◆ Stated goal:
Transcribe all of the material exactly. Any picture in it should be left out.
—————
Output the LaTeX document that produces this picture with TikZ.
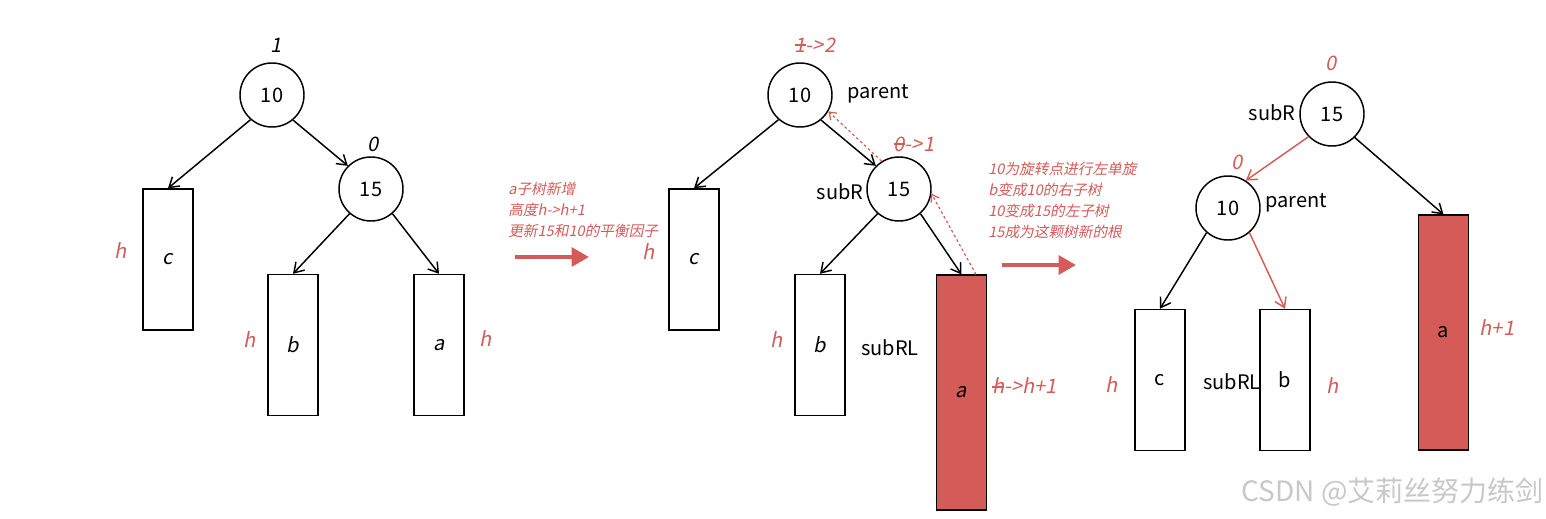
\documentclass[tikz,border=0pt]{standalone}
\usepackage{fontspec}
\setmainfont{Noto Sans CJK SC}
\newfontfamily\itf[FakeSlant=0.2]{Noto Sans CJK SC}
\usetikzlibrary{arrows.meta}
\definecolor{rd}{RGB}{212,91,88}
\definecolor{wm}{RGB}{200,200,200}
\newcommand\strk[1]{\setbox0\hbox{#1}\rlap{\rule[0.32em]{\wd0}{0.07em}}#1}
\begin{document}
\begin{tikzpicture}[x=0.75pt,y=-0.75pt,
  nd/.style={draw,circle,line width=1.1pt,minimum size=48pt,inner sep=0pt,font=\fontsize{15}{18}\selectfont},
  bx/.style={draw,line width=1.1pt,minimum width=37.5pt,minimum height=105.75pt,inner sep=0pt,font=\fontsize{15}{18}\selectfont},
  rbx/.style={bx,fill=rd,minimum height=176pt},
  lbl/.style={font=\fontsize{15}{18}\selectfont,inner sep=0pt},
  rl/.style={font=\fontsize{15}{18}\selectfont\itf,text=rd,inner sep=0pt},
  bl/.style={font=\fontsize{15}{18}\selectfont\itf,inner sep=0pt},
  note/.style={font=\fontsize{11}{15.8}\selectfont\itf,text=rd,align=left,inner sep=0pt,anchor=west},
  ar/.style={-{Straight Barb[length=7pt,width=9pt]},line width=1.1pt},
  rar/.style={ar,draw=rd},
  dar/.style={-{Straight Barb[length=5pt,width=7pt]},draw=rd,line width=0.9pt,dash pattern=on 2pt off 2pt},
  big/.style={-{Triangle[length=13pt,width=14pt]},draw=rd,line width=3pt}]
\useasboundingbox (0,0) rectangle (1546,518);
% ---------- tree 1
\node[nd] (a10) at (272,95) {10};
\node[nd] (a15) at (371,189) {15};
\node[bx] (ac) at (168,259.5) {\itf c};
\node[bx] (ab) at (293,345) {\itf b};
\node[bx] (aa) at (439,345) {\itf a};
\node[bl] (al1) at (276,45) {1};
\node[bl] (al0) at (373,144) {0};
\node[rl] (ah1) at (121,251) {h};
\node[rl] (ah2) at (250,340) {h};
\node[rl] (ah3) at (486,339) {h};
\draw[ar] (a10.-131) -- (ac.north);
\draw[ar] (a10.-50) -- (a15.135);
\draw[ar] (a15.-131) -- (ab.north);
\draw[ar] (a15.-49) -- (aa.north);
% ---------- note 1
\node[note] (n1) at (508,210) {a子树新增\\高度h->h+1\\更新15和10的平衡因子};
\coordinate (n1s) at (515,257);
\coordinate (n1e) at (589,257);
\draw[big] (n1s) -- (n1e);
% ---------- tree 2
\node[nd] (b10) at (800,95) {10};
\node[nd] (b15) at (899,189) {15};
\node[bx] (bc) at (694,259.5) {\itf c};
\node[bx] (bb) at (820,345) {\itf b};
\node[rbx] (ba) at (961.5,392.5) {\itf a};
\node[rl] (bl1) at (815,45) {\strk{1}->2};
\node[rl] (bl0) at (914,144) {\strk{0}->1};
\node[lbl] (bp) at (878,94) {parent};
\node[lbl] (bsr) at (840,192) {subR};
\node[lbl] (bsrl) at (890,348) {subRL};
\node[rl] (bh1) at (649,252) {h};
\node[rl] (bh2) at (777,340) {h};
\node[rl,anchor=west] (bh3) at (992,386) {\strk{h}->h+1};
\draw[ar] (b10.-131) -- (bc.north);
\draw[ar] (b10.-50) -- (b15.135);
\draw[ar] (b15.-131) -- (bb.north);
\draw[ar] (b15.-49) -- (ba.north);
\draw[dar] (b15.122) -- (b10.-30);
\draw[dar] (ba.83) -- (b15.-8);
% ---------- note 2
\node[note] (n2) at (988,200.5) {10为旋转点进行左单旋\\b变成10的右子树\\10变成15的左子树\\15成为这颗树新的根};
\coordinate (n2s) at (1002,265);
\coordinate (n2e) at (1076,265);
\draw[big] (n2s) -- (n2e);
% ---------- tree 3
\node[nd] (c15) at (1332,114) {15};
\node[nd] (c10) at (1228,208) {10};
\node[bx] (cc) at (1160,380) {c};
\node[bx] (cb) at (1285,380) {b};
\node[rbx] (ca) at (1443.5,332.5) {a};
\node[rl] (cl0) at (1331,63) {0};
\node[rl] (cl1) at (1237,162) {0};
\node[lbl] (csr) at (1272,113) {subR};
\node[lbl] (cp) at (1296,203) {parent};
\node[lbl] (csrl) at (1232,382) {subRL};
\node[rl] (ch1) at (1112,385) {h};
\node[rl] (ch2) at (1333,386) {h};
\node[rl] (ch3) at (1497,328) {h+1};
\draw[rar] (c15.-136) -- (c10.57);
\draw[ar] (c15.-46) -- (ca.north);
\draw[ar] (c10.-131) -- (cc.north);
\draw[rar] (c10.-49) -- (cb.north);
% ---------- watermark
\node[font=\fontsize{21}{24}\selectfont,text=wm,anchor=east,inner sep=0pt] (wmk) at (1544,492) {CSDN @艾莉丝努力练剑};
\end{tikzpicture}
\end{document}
—————
◆ Result below:
Output the LaTeX document that produces this picture with TikZ.
\documentclass[tikz,border=0pt]{standalone}
\usepackage{fontspec}
\setmainfont{Noto Sans CJK SC}
\newfontfamily\itf[FakeSlant=0.2]{Noto Sans CJK SC}
\usetikzlibrary{arrows.meta}
\definecolor{rd}{RGB}{212,91,88}
\definecolor{wm}{RGB}{200,200,200}
\newcommand\strk[1]{\setbox0\hbox{#1}\rlap{\rule[0.32em]{\wd0}{0.07em}}#1}
\begin{document}
\begin{tikzpicture}[x=0.75pt,y=-0.75pt,
  nd/.style={draw,circle,line width=1.1pt,minimum size=48pt,inner sep=0pt,font=\fontsize{15}{18}\selectfont},
  bx/.style={draw,line width=1.1pt,minimum width=37.5pt,minimum height=105.75pt,inner sep=0pt,font=\fontsize{15}{18}\selectfont},
  rbx/.style={bx,fill=rd,minimum height=176pt},
  lbl/.style={font=\fontsize{15}{18}\selectfont,inner sep=0pt},
  rl/.style={font=\fontsize{15}{18}\selectfont\itf,text=rd,inner sep=0pt},
  bl/.style={font=\fontsize{15}{18}\selectfont\itf,inner sep=0pt},
  note/.style={font=\fontsize{11}{15.8}\selectfont\itf,text=rd,align=left,inner sep=0pt,anchor=west},
  ar/.style={-{Straight Barb[length=7pt,width=9pt]},line width=1.1pt},
  rar/.style={ar,draw=rd},
  dar/.style={-{Straight Barb[length=5pt,width=7pt]},draw=rd,line width=0.9pt,dash pattern=on 2pt off 2pt},
  big/.style={-{Triangle[length=13pt,width=14pt]},draw=rd,line width=3pt}]
\useasboundingbox (0,0) rectangle (1546,518);
% ---------- tree 1
\node[nd] (a10) at (272,95) {10};
\node[nd] (a15) at (371,189) {15};
\node[bx] (ac) at (168,259.5) {\itf c};
\node[bx] (ab) at (293,345) {\itf b};
\node[bx] (aa) at (439,345) {\itf a};
\node[bl] (al1) at (276,45) {1};
\node[bl] (al0) at (373,144) {0};
\node[rl] (ah1) at (121,251) {h};
\node[rl] (ah2) at (250,340) {h};
\node[rl] (ah3) at (486,339) {h};
\draw[ar] (a10.-131) -- (ac.north);
\draw[ar] (a10.-50) -- (a15.135);
\draw[ar] (a15.-131) -- (ab.north);
\draw[ar] (a15.-49) -- (aa.north);
% ---------- note 1
\node[note] (n1) at (508,210) {a子树新增\\高度h->h+1\\更新15和10的平衡因子};
\coordinate (n1s) at (515,257);
\coordinate (n1e) at (589,257);
\draw[big] (n1s) -- (n1e);
% ---------- tree 2
\node[nd] (b10) at (800,95) {10};
\node[nd] (b15) at (899,189) {15};
\node[bx] (bc) at (694,259.5) {\itf c};
\node[bx] (bb) at (820,345) {\itf b};
\node[rbx] (ba) at (961.5,392.5) {\itf a};
\node[rl] (bl1) at (815,45) {\strk{1}->2};
\node[rl] (bl0) at (914,144) {\strk{0}->1};
\node[lbl] (bp) at (878,94) {parent};
\node[lbl] (bsr) at (840,192) {subR};
\node[lbl] (bsrl) at (890,348) {subRL};
\node[rl] (bh1) at (649,252) {h};
\node[rl] (bh2) at (777,340) {h};
\node[rl,anchor=west] (bh3) at (992,386) {\strk{h}->h+1};
\draw[ar] (b10.-131) -- (bc.north);
\draw[ar] (b10.-50) -- (b15.135);
\draw[ar] (b15.-131) -- (bb.north);
\draw[ar] (b15.-49) -- (ba.north);
\draw[dar] (b15.122) -- (b10.-30);
\draw[dar] (ba.83) -- (b15.-8);
% ---------- note 2
\node[note] (n2) at (988,200.5) {10为旋转点进行左单旋\\b变成10的右子树\\10变成15的左子树\\15成为这颗树新的根};
\coordinate (n2s) at (1002,265);
\coordinate (n2e) at (1076,265);
\draw[big] (n2s) -- (n2e);
% ---------- tree 3
\node[nd] (c15) at (1332,114) {15};
\node[nd] (c10) at (1228,208) {10};
\node[bx] (cc) at (1160,380) {c};
\node[bx] (cb) at (1285,380) {b};
\node[rbx] (ca) at (1443.5,332.5) {a};
\node[rl] (cl0) at (1331,63) {0};
\node[rl] (cl1) at (1237,162) {0};
\node[lbl] (csr) at (1272,113) {subR};
\node[lbl] (cp) at (1296,203) {parent};
\node[lbl] (csrl) at (1232,382) {subRL};
\node[rl] (ch1) at (1112,385) {h};
\node[rl] (ch2) at (1333,386) {h};
\node[rl] (ch3) at (1497,328) {h+1};
\draw[rar] (c15.-136) -- (c10.57);
\draw[ar] (c15.-46) -- (ca.north);
\draw[ar] (c10.-131) -- (cc.north);
\draw[rar] (c10.-49) -- (cb.north);
% ---------- watermark
\node[font=\fontsize{21}{24}\selectfont,text=wm,anchor=east,inner sep=0pt] (wmk) at (1544,492) {CSDN @艾莉丝努力练剑};
\end{tikzpicture}
\end{document}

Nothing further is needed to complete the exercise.